Deplu membuka perwakilan di daerah bukan hal yang aneh, mengingat Departemen teknis lainnya seperti Hankam, Agama, Hukum, Keuangan telah memainkan peranannya di berbagai daerah. Atau kita bisa menengok bagaimana negara lain yang telah melakukan strategi membuka Kemlu di daerah – daerahnya, salah satu contoh adalah Kemlu China.

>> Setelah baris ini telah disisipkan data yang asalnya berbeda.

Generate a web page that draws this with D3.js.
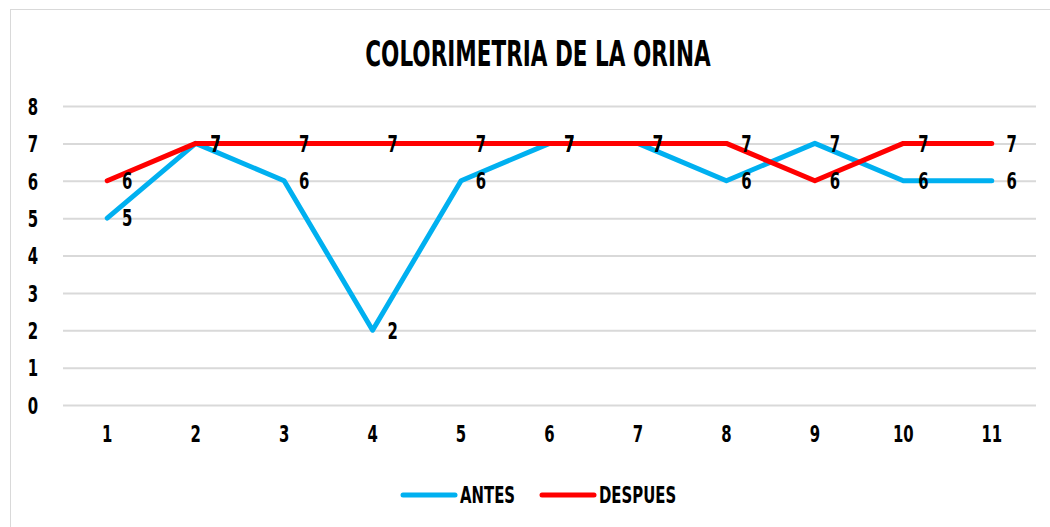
<!DOCTYPE html>
<html><head><meta charset="utf-8">
<script src="https://cdn.jsdelivr.net/npm/d3@7"></script>
<style>
body{margin:0;background:#fff;}
text{font-family:"DejaVu Sans Condensed","DejaVu Sans",sans-serif;font-weight:bold;fill:#000;}
</style></head><body>
<svg id="c" width="1050" height="527"></svg>
<script>
const categories = ["1","2","3","4","5","6","7","8","9","10","11"];
const antes = [5,7,6,2,6,7,7,6,7,6,6];
const despues = [6,7,7,7,7,7,7,7,6,7,7];
const yTicks = [0,1,2,3,4,5,6,7,8];
const seriesNames = ["ANTES","DESPUES"];
const colors = ["#00B0F0","#FF0000"];

(function(){
const S = 0.72; // horizontal condensing
const ST = 0.685;
const svg = d3.select("#c");
svg.append("rect").attr("x",10.5).attr("y",9.5).attr("width",1045).attr("height",525)
  .attr("fill","#fff").attr("stroke","#d9d9d9");

const pl=63, pr=1036, pt=106, pb=405;
const x = d3.scaleBand().domain(categories).range([pl,pr]);
const y = d3.scaleLinear().domain([0,8]).range([pb,pt]);

svg.append("text").attr("x",538/ST).attr("y",66).attr("text-anchor","middle")
  .attr("font-size",35).attr("transform",`scale(${ST},1)`)
  .text("COLORIMETRIA DE LA ORINA");

const yAxis = svg.append("g").attr("transform",`translate(${pl},0)`)
  .call(d3.axisLeft(y).tickValues(yTicks).tickSize(-(pr-pl)).tickFormat(d3.format("d")));
yAxis.select(".domain").remove();
yAxis.selectAll(".tick line").attr("stroke","#d9d9d9").attr("stroke-width",2);
yAxis.selectAll(".tick text").attr("x",-30/S).attr("transform",`scale(${S},1)`)
  .attr("font-size",23).attr("text-anchor","middle").attr("dy","0.36em");

const xAxis = svg.append("g").attr("transform",`translate(0,${pb})`)
  .call(d3.axisBottom(x).tickSize(0));
xAxis.select(".domain").remove();
xAxis.selectAll(".tick text").attr("font-size",23).attr("dy","1.5em").attr("transform",`scale(${S},1)`);

const cx = d => x(d)+x.bandwidth()/2;
const line = d3.line().x((d,i)=>cx(categories[i])).y(d=>y(d));
[antes,despues].forEach((s,k)=>{
  svg.append("path").datum(s).attr("d",line).attr("fill","none")
    .attr("stroke",colors[k]).attr("stroke-width",5).attr("stroke-linecap","round").attr("stroke-linejoin","round");
});
[antes,despues].forEach((s,k)=>{
  svg.append("g").attr("transform",`scale(${S},1)`).selectAll("text").data(s).join("text")
    .attr("x",(d,i)=>(cx(categories[i])+20)/S).attr("y",d=>y(d)).attr("dy","0.36em")
    .attr("text-anchor","middle").attr("font-size",23).text(d=>d);
});

const lg = svg.append("g");
const legX = [401,540];
seriesNames.forEach((n,k)=>{
  lg.append("line").attr("x1",legX[k]+2).attr("x2",legX[k]+54).attr("y1",495).attr("y2",495)
    .attr("stroke",colors[k]).attr("stroke-width",5).attr("stroke-linecap","round");
  lg.append("text").attr("x",(legX[k]+59)/S).attr("y",495).attr("dy","0.36em")
    .attr("transform",`scale(${S},1)`).attr("font-size",23).text(n);
});
})();
</script></body></html>
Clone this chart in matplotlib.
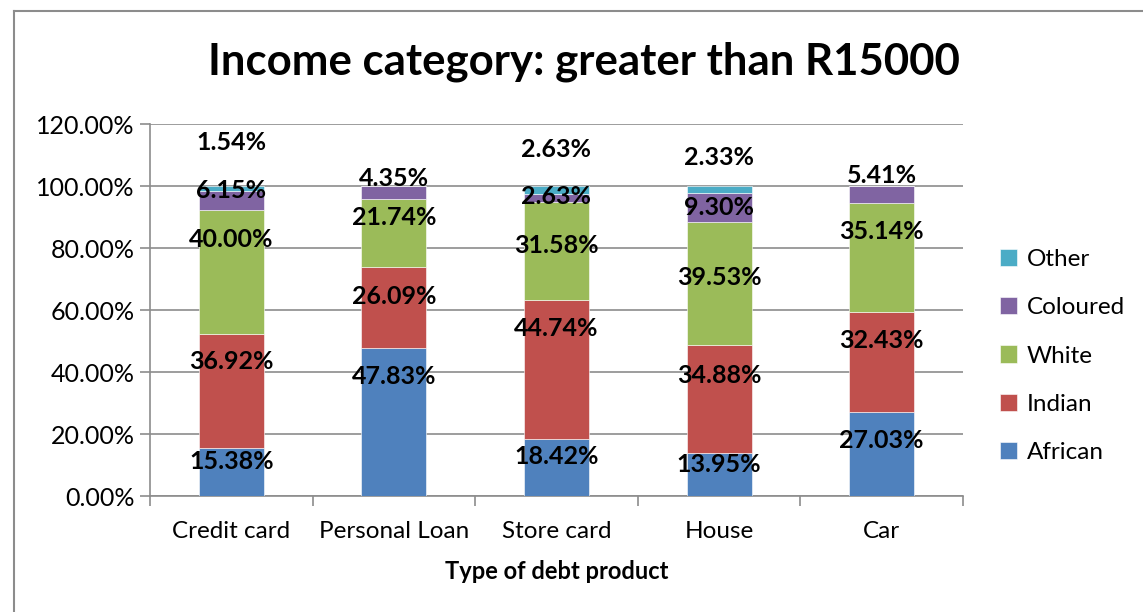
import numpy as np
import matplotlib
matplotlib.use("Agg")
import matplotlib.pyplot as plt
from matplotlib.ticker import FuncFormatter
from matplotlib.lines import Line2D

plt.rcParams['font.family'] = ['Lato', 'DejaVu Sans']

# Datos
productos = ['Credit card', 'Personal Loan', 'Store card', 'House', 'Car']
african = [15.38, 47.83, 18.42, 13.95, 27.03]
indian = [36.92, 26.09, 44.74, 34.88, 32.43]
white = [40.00, 21.74, 31.58, 39.53, 35.14]
coloured = [6.15, 4.35, 2.63, 9.30, 5.41]
other = [1.54, 0.0, 2.63, 2.33, 0.0]

series = [('African', african, '#4F81BD'),
          ('Indian', indian, '#C0504D'),
          ('White', white, '#9BBB59'),
          ('Coloured', coloured, '#8064A2'),
          ('Other', other, '#4BACC6')]

# desplazamiento de etiquetas (las movieron a mano en el original)
desp = {'African': [3.3, 14.5, 3.4, 3.3, 4.5],
        'Indian': [9.4, 3.6, 13.4, 7.6, 6.8],
        'White': [10.6, 5.2, 1.7, 2.0, 8.2],
        'Coloured': [3.3, 4.5, 0.4, 0.2, 6.2],
        'Other': [14.7, 0, 13.0, 10.5, 0]}

fig = plt.figure(figsize=(11.43, 6.12), dpi=100)
ax = fig.add_axes([150/1143, 1 - 496/612, (963 - 150)/1143, (496 - 124)/612])

x = np.arange(len(productos))
base = np.zeros(len(productos))
for nombre, vals, color in series:
    vals = np.array(vals)
    ax.bar(x, vals, 0.4, bottom=base, color=color, label=nombre, zorder=3,
           edgecolor='white', linewidth=0.4)
    for i, v in enumerate(vals):
        if v > 0:
            ax.text(x[i], base[i] + v / 2 + desp[nombre][i], '%.2f%%' % v,
                    ha='center', va='center', fontsize=18, fontweight='bold', zorder=5)
    base = base + vals

ax.set_xlim(-0.5, len(productos) - 0.5)
ax.set_ylim(0, 120)
ax.set_yticks(np.arange(0, 121, 20))
ax.yaxis.set_major_formatter(FuncFormatter(lambda v, p: '%.2f%%' % v))
ax.grid(axis='y', color='#8c8c8c', linewidth=1.2, zorder=0)
ax.set_xticks(x)
ax.set_xticklabels(productos)
ax.set_xticks(np.arange(-0.5, len(productos)), minor=True)
ax.tick_params(axis='x', which='major', length=0, pad=18, labelsize=17.5)
ax.tick_params(axis='x', which='minor', length=7, color='#8c8c8c', width=1.2)
ax.tick_params(axis='y', length=7, color='#8c8c8c', width=1.2, labelsize=18, pad=4)
for s in ['top', 'right']:
    ax.spines[s].set_visible(False)
for s in ['left', 'bottom']:
    ax.spines[s].set_color('#8c8c8c')
    ax.spines[s].set_linewidth(1.2)

ax.set_xlabel('Type of debt product', fontsize=17, fontweight='bold', labelpad=13)
fig.text(584/1143, 1 - 62/612, 'Income category: greater than R15000',
         ha='center', va='center', fontsize=31.5, fontweight='bold')

handles, labels = ax.get_legend_handles_labels()
leg = fig.legend(handles[::-1], labels[::-1], loc='center left',
                 bbox_to_anchor=(978/1143, 1 - 356/612), frameon=False,
                 fontsize=17.5, handlelength=0.7, handleheight=0.7,
                 handletextpad=0.4, labelspacing=1.12)

# marco del grafico
fig.add_artist(Line2D([14/1143, 14/1143], [0, 1 - 11/612], color='#8c8c8c', lw=1.5))
fig.add_artist(Line2D([14/1143, 1], [1 - 11/612, 1 - 11/612], color='#8c8c8c', lw=1.5))

fig.savefig('out.png', dpi=100)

Sebaiknya kita lebih melihat politik luar negeri dengan kaca mata yang lebih “sederhana dan membumi” namun fokus yaitu sebagai instrument meningkatkan kemajuan pembangunan ekonomi nasional yang dimulai dengan promosi kepentingan daerah ke luar negeri dan bukan sebaliknya melihat hal-hal yang besar untuk kepentingan pencitraan diri namun tidak mendatangkan keuntungan ekonomi yang nyata. Akhirnya dengan lebih memperhatikan daerah kita berharap definisi kepentingan nasional semakin dapat dimaknai dan dimaterialkan dengan jelas.
Citayam, November 2006
2 comments:
Another excellent entry with concrete proposals. The problem in Indonesia still lies with the so-called "arogansi sektoral". It's very thought provoking. I ask myself though, if this could be materialized, or at least discussed, in a high-level meeting. Resistance would be strong.